How Callcredit uses machine learning to spot fraudsters and likely loan defaults

Callcredit is using machine learning to understand whether a consumer is likely to default on a loan and spot fraudulent applications.

Tom Macaulay Jan 08th 2018

Callcredit is using machine learning to understand whether a consumer is likely to default on a loan and spot fraudulent applications.

The company helps businesses assess whether a person applying for credit is likely to pay it back through sophisticated analysis of a variety of datasets.

It has become one of the UK's three main credit reference agencies since it was founded in 2000 and believes that machine learning could give it an advantage over its competitors.

It recently completed a trial of Microsoft Azure Machine Learning that suggested it could save credit card companies millions of pounds in bad debt.

"What we were doing with Microsoft was looking at more advanced analytics than we'd ever used in the past by getting deeper into the machine learning discipline," says Mark Davidson, Callcredit's Chief Data Officer.

Experiments with machine learning

Callcredit wanted to build a new generation of predictive tools that would provide greater certainty on its assessments and a better service to customers.

Around 18 months ago, the company began to explore how machine learning could help them do it.

"We wanted to come at from a no-assumptions basis," says Davidson. "Every data scientist that you talk to has a preference on a technique that they think is most optimal. We were determined to make sure that we found the best techniques for the right problem domains."

It did this by testing the predictive accuracy of different machine learning techniques in the services they help their clients with, such as credit rating assessments and anti-fraud monitoring. The best models were then researched in-depth to understand how to deploy them.

Most credit reference agencies rely on logistic regression models. Callcredit discovered that it was finding better predictions through boosted decision trees.

The improved predictions could help a business determine the rate at which it offers credit cards depending on their appetitive for risk. It could also ensure consumers receive faster and fairer on their application for a credit card or a loan for a car.

Why Microsoft Azure Machine Learning?

Callcredit spent a year assessing the different techniques and the vendors that provide them. The company reviewed platforms from AWS, SAS and Microsoft Azure ML before plumping for the latter.

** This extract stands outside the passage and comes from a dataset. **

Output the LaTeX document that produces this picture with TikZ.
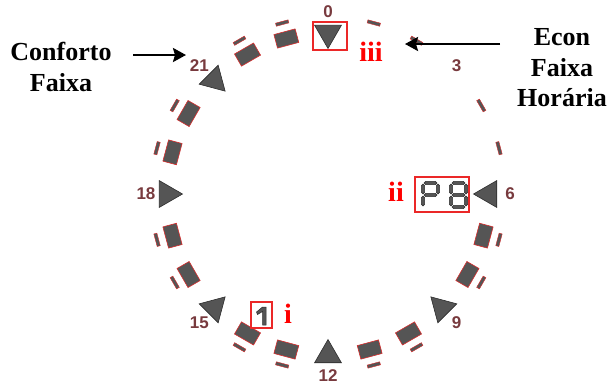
\documentclass[tikz,border=0pt]{standalone}
\usepackage{fontspec}
\setmainfont{Liberation Serif}
\newfontfamily\lsans{Liberation Sans}
\usetikzlibrary{shapes.geometric,arrows.meta}
\definecolor{segfill}{RGB}{85,85,85}
\definecolor{segedge}{RGB}{45,45,45}
\definecolor{baredge}{RGB}{215,45,45}
\definecolor{hourcol}{RGB}{120,58,62}
\definecolor{boxred}{RGB}{235,40,40}
\newcommand\mysegH[3]{\filldraw[segst] (#1,#3) -- ({#1+1.7},{#3-1.7}) -- ({#2-1.7},{#3-1.7}) -- (#2,#3) -- ({#2-1.7},{#3+1.7}) -- ({#1+1.7},{#3+1.7}) -- cycle;}
\newcommand\mysegV[3]{\filldraw[segst] (#1,#2) -- ({#1+1.7},{#2+1.7}) -- ({#1+1.7},{#3-1.7}) -- (#1,#3) -- ({#1-1.7},{#3-1.7}) -- ({#1-1.7},{#2+1.7}) -- cycle;}
\begin{document}
\begin{tikzpicture}[x=1bp,y=-1bp,
  segst/.style={fill=segfill,draw=segedge,line width=0.5bp},
  tri/.style={regular polygon,regular polygon sides=3,minimum size=31bp,inner sep=0pt,fill=segfill,draw=segedge,line width=0.6bp},
  barbox/.style={rectangle,minimum width=22bp,minimum height=14bp,inner sep=0pt,fill=segfill,draw=baredge,line width=0.6bp},
  tickmark/.style={rectangle,minimum width=13bp,minimum height=3.2bp,inner sep=0pt,fill=segfill,draw=baredge,line width=0.4bp},
  hourlbl/.style={inner sep=0pt,text=hourcol,font=\lsans\bfseries\fontsize{17bp}{17bp}\selectfont},
  redbox/.style={rectangle,draw=boxred,line width=1.3bp,inner sep=0pt},
  redtxt/.style={inner sep=0pt,text=red,font=\bfseries\fontsize{28bp}{28bp}\selectfont},
  bigtxt/.style={inner sep=0pt,align=center,font=\bfseries\fontsize{26bp}{30.5bp}\selectfont},
  arr/.style={line width=2.4bp,-{Stealth[length=13bp,width=14bp,inset=2bp]}}]
\useasboundingbox (0,0) rectangle (609,385);
\coordinate (O) at (328,194);
% ticks
\foreach \h in {1,2,4,5,7,8,10,11,13,14,16,17,19,20,22,23}{
  \node[tickmark,rotate={-15*\h}] (k\h) at ({328+177*sin(15*\h)},{194-177*cos(15*\h)}) {};
}
% bars
\foreach \h in {7,8,10,11,13,14,16,17,19,20,22,23}{
  \node[barbox,rotate={-15*\h}] (b\h) at ({328+161*sin(15*\h)},{194-161*cos(15*\h)}) {};
}
% triangles
\foreach \h in {0,6,9,12,15,18,21}{
  \node[tri,rotate={-15*\h-180}] (t\h) at ({328+161*sin(15*\h)},{194-161*cos(15*\h)}) {};
}
% hour labels
\foreach \h in {0,3,6,9,12,15,18,21}{
  \node[hourlbl] (l\h) at ({328+182*sin(15*\h)},{194-182*cos(15*\h)}) {\h};
}
% red boxes
\node[redbox,minimum width=34bp,minimum height=28bp] (box0) at (330,36) {};
\node[redbox,minimum width=54bp,minimum height=35bp] (boxp) at (442,194.5) {};
\node[redbox,minimum width=21bp,minimum height=26bp] (box1) at (261.5,315) {};
% red labels
\node[redtxt] (iii) at (371,52) {iii};
\node[redtxt] (ii) at (396,192) {ii};
\node[redtxt] (i) at (288,314) {i};
% P
\mysegH{424}{437}{183}
\mysegV{438}{184}{194}
\mysegH{424}{437}{195}
\mysegV{423}{184}{194}
\mysegV{423}{196}{206}
% 8
\mysegH{452}{465}{183}
\mysegV{466}{184}{194}
\mysegV{466}{196}{206}
\mysegH{452}{465}{195}
\mysegH{452}{465}{207}
\mysegV{451}{184}{194}
\mysegV{451}{196}{206}
% 1
\filldraw[segst] (262.5,307) -- (266,307) -- (266,325) -- (262.5,325) -- (262.5,311.5) -- (257.5,314.5) -- (256.5,312) -- cycle;
% side texts and arrows
\node[bigtxt] (conf) at (61,67) {Conforto\\Faixa};
\coordinate (confs) at (133,55);
\coordinate (confe) at (186,55);
\draw[arr] (confs) -- (confe);
\node[bigtxt] (econ) at (562,68) {Econ\\Faixa\\Horária};
\coordinate (econs) at (500,44);
\coordinate (econe) at (405,44);
\draw[arr] (econs) -- (econe);
\end{tikzpicture}
\end{document}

"We chose Microsoft simply because it gave us the best roadmap," says Davidson. "We loved where Microsoft was going. The speed of deployment of both the platform and the models within the platform were by far market-leading, plus the fact is we're an existing Microsoft customer.

"Most of our technology stack is based on Microsoft technology, which works extremely well for us, and this then just sits alongside it."

Callcredit embarked on a year-long trial with Microsoft to evaluate its ability to identify potentially fraudulent applications and predict a customer's propensity to repay debts.

The models they tested using boosted decision trees offered at least five percent better predictions than those using logistic regression techniques. 

The difference can save millions of pounds in decisions on credit card applications and better protect consumers from fraud.

Using machine learning to save money and spot fraudsters

Callcredit modelled a scenario involving a typical credit card portfolio of 60,000 cards written over a year.

Each had an average balance of around £3,500, resulting in a total of £210 million loaned to consumers. Typically, 7 percent of them would not pay back their debt as required.

Using Azure ML to identify who would be unlikely to repay cut the level of default in the portfolio by more than £1 million.

"Now that's a material benefit for any of our clients, but more importantly, it's a material benefit for the consumers, because it's meaning that they're making more affordable decisions and the credit card company is being more of a responsible lender," says Davidson.

Callcredit also tested how machine learning could improve fraud prevention. Fraudsters frequently try to sign up to a loan in someone else's name, with the aim of racking up a debt that's left with the person whose name was on the application.

Azure ML helped Callcredit identify conspicuous patterns in the application process that reveal whether a fraudster is likely applying for the debt facility.

The results were so impressive that the company adopted the scorecards in its consumer credit report service.

"We used to use a third party fraud detection platform, which was very successful for us, but what we wanted to do was to build our own fraud detection model using Azure ML," says Davidson.

"After trials running them in parallel, we determined that our internal model was outperforming the third-party specialist service, so we swapped them out."

What's next for machine learning?

The company is now testing the scalability of the new methodology in a variety of use cases and building a decision-making scorecard for clients that will be released in the first quarter of 2018. 

"All the credit risk models will be deployed live by quarter one next year," says Davidson. "We're then continuing on in different problem domains. We'll be looking at affordability models and we're also looking at insurance fraud models and identity verification models. They should be coming over the course of the next 12 months."

Davidson recommends that other companies that are considering embarking on a similar project remain open-minded about which model to use until they've been thoroughly tested.

"Every data scientist has their favourite pet technique. You've got to take a big step back and say I don't actually know what's the best technique for the particular problem I'm solving. It’s best to adopt that no assumptions approach."